**REQUIREMENTS:**
Extract the run of lines that starts at the top of the records below and ends at the line with "const Z9 = [0, 0, 0, 0, 0, 0, 0, 0, 0];", keeping both ends and excluding pictures.

[start TASK DATA]

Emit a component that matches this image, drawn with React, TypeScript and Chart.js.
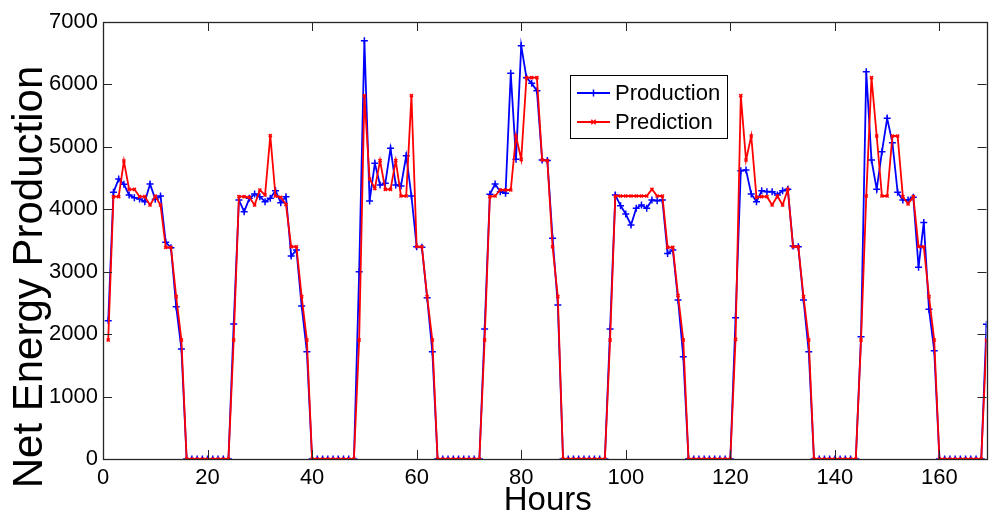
import React, { useEffect, useRef } from "react";
import { Chart, registerables } from "chart.js";

Chart.register(...registerables);

const HOURS: number[] = Array.from({ length: 169 }, (_, i) => i + 1);
const Z9 = [0, 0, 0, 0, 0, 0, 0, 0, 0];

const PRODUCTION: number[] = [
  2215, 4272, 4485, 4400, 4229, 4186, 4165, 4122, 4405, 4160, 4213, 3471, 3385, 2440, 1762, ...Z9,
  2162, 4149, 3962, 4176, 4245, 4202, 4122, 4176, 4298, 4106, 4202, 3250, 3348, 2450, 1719, ...Z9,
  3000, 6700, 4133, 4736, 4389, 4416, 4976, 4389, 4373, 4858, 4213, 3400, 3390, 2584, 1719, ...Z9,
  2082, 4240, 4405, 4282, 4256, 6178, 4800, 6620, 6108, 6017, 5900, 4789, 4780, 3535, 2467, ...Z9,
  2082, 4229, 4058, 3924, 3748, 4015, 4069, 4015, 4149, 4138, 4149, 3290, 3348, 2547, 1639, ...Z9,
  2264, 4618, 4629, 4245, 4122, 4298, 4282, 4282, 4229, 4298, 4320, 3412, 3400, 2547, 1719, ...Z9,
  1960, 6204, 4789, 4320, 4922, 5457, 5067, 4272, 4149, 4149, 4192, 3070, 3790, 2397, 1735, ...Z9,
  2157,
];

const PREDICTION: number[] = [
  1906, 4202, 4202, 4773, 4320, 4320, 4202, 4202, 4069, 4210, 4069, 3391, 3391, 2600, 1906, ...Z9,
  1906, 4202, 4202, 4192, 4069, 4309, 4229, 5179, 4213, 4192, 4080, 3400, 3400, 2600, 1906, ...Z9,
  1906, 5820, 4485, 4336, 4779, 4320, 4320, 4779, 4213, 4213, 5820, 3400, 3400, 2600, 1906, ...Z9,
  1906, 4202, 4213, 4309, 4309, 4309, 5174, 4800, 6108, 6108, 6108, 4789, 4780, 3400, 2600, ...Z9,
  1906, 4213, 4213, 4213, 4213, 4213, 4213, 4213, 4320, 4213, 4213, 3391, 3391, 2616, 1906, ...Z9,
  1917, 5820, 4789, 5174, 4192, 4202, 4202, 4069, 4213, 4069, 4320, 3400, 3400, 2600, 1906, ...Z9,
  1906, 4213, 6108, 5174, 4213, 4213, 5174, 5174, 4202, 4085, 4202, 3400, 3400, 2600, 1906, ...Z9,
  1906,
];

const X_TICKS: number[] = [0, 20, 40, 60, 80, 100, 120, 140, 160];
const Y_TICKS: number[] = [0, 1000, 2000, 3000, 4000, 5000, 6000, 7000];
const SERIES_LABELS: string[] = ["Production", "Prediction"];
const X_TITLE = "Hours";
const Y_TITLE = "Net Energy Production";

const FONT = "'Liberation Sans', Arial, Helvetica, sans-serif";
const AXIS_COLOR = "#262626";

const boxPlugin = {
  id: "matlabBox",
  afterDatasetsDraw(chart: any) {
    const { ctx, chartArea, scales } = chart;
    const { left, right, top, bottom } = chartArea;
    const tl = 9;
    ctx.save();
    ctx.strokeStyle = AXIS_COLOR;
    ctx.lineWidth = 1;
    ctx.beginPath();
    for (const v of X_TICKS) {
      const x = Math.round(scales.x.getPixelForValue(v)) + 0.5;
      ctx.moveTo(x, bottom);
      ctx.lineTo(x, bottom - tl);
      ctx.moveTo(x, top);
      ctx.lineTo(x, top + tl);
    }
    for (const v of Y_TICKS) {
      const y = Math.round(scales.y.getPixelForValue(v)) + 0.5;
      ctx.moveTo(left, y);
      ctx.lineTo(left + tl, y);
      ctx.moveTo(right, y);
      ctx.lineTo(right - tl, y);
    }
    ctx.stroke();
    ctx.lineWidth = 1.3;
    ctx.strokeRect(Math.round(left) + 0.5, Math.round(top) + 0.5, Math.round(right - left), Math.round(bottom - top));

    // axis titles
    ctx.fillStyle = "#000000";
    ctx.textAlign = "center";
    ctx.textBaseline = "middle";
    ctx.font = `33px ${FONT}`;
    ctx.fillText(X_TITLE, (left + right) / 2 + 3, 501);
    ctx.save();
    ctx.translate(30, 277);
    ctx.rotate(-Math.PI / 2);
    ctx.font = `42px ${FONT}`;
    ctx.fillText(Y_TITLE, 0, 0);
    ctx.restore();

    // legend
    const lx = 570, ly = 75, lw = 157, lh = 63;
    ctx.fillStyle = "#ffffff";
    ctx.fillRect(lx, ly, lw, lh);
    ctx.strokeStyle = "#000000";
    ctx.lineWidth = 1;
    ctx.strokeRect(lx + 0.5, ly + 0.5, lw, lh);
    const rows = [93, 122];
    chart.data.datasets.forEach((ds: any, i: number) => {
      const y = rows[i];
      ctx.strokeStyle = ds.borderColor;
      ctx.lineWidth = ds.borderWidth;
      ctx.beginPath();
      ctx.moveTo(577, y);
      ctx.lineTo(610, y);
      ctx.stroke();
      ctx.lineWidth = ds.pointBorderWidth;
      const r = ds.pointRadius;
      ctx.beginPath();
      if (ds.pointStyle === "cross") {
        ctx.moveTo(593.5 - r, y);
        ctx.lineTo(593.5 + r, y);
        ctx.moveTo(593.5, y - r);
        ctx.lineTo(593.5, y + r);
      } else {
        ctx.moveTo(593.5 - r, y - r);
        ctx.lineTo(593.5 + r, y + r);
        ctx.moveTo(593.5 - r, y + r);
        ctx.lineTo(593.5 + r, y - r);
      }
      ctx.stroke();
      ctx.fillStyle = "#000000";
      ctx.font = `22px ${FONT}`;
      ctx.textBaseline = "middle";
      ctx.textAlign = "left";
      ctx.fillText(ds.label, 615, y + 1);
    });
    ctx.restore();
  },
};

export default function App() {
  const ref = useRef<HTMLCanvasElement | null>(null);
  useEffect(() => {
    if (!ref.current) return;
    const chart = new Chart(ref.current, {
      type: "line",
      data: {
        datasets: [
          {
            label: SERIES_LABELS[0],
            data: HOURS.map((h, i) => ({ x: h, y: PRODUCTION[i] })),
            borderColor: "#0000ff",
            backgroundColor: "#0000ff",
            borderWidth: 1.8,
            pointStyle: "cross",
            pointRadius: 3.5,
            pointBorderWidth: 1.5,
            pointBorderColor: "#0000ff",
            fill: false,
            tension: 0,
            order: 2,
          },
          {
            label: SERIES_LABELS[1],
            data: HOURS.map((h, i) => ({ x: h, y: PREDICTION[i] })),
            borderColor: "#ff0000",
            backgroundColor: "#ff0000",
            borderWidth: 1.8,
            pointStyle: "crossRot",
            pointRadius: 2.2,
            pointBorderWidth: 1.5,
            pointBorderColor: "#ff0000",
            fill: false,
            tension: 0,
            order: 1,
          },
        ] as any,
      },
      options: {
        responsive: false,
        animation: false,
        events: [],
        layout: { padding: { left: 4, right: 2, top: 22, bottom: 4 } },
        plugins: { legend: { display: false }, tooltip: { enabled: false } },
        scales: {
          x: {
            type: "linear",
            min: 0,
            max: 169,
            grid: { display: false, drawTicks: false },
            border: { display: false },
            afterBuildTicks: (s: any) => {
              s.ticks = X_TICKS.map((v) => ({ value: v }));
            },
            afterFit: (s: any) => {
              s.height = 520 - 459 - 4;
            },
            ticks: {
              color: "#000",
              font: { family: FONT, size: 22 },
              padding: 6,
              maxRotation: 0,
              autoSkip: false,
              callback: (v: any) => String(v),
            },
            title: { display: false },
          },
          y: {
            type: "linear",
            min: 0,
            max: 7000,
            grid: { display: false, drawTicks: false },
            border: { display: false },
            afterBuildTicks: (s: any) => {
              s.ticks = Y_TICKS.map((v) => ({ value: v }));
            },
            afterFit: (s: any) => {
              s.width = 103 - 4;
            },
            ticks: {
              color: "#000",
              font: { family: FONT, size: 22 },
              padding: 5,
              callback: (v: any) => String(v),
            },
            title: { display: false },
          },
        },
      },
      plugins: [boxPlugin],
    } as any);
    return () => chart.destroy();
  }, []);
  return (
    <div style={{ position: "absolute", left: 0, top: 0, width: 992, height: 520, background: "#fff" }}>
      <canvas ref={ref} width={992} height={520} />
    </div>
  );
}
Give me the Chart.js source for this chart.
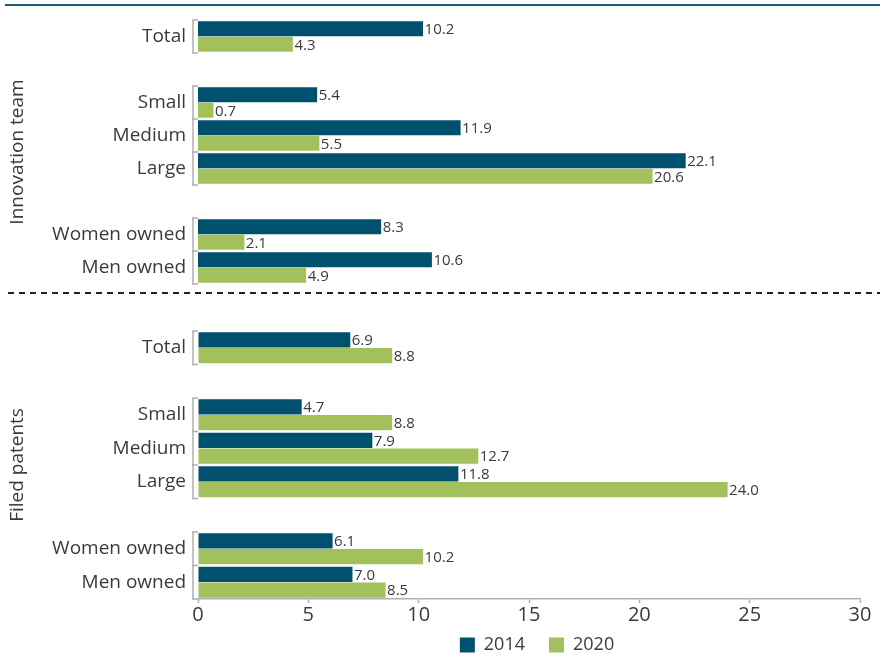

[end TASK DATA]

**SOLUTION TO THIS PROBLEM:**
Emit a component that matches this image, drawn with React, TypeScript and Chart.js.
import React, { useEffect, useRef } from "react";
import { Chart, registerables } from "chart.js";

Chart.register(...registerables);

const HOURS: number[] = Array.from({ length: 169 }, (_, i) => i + 1);
const Z9 = [0, 0, 0, 0, 0, 0, 0, 0, 0];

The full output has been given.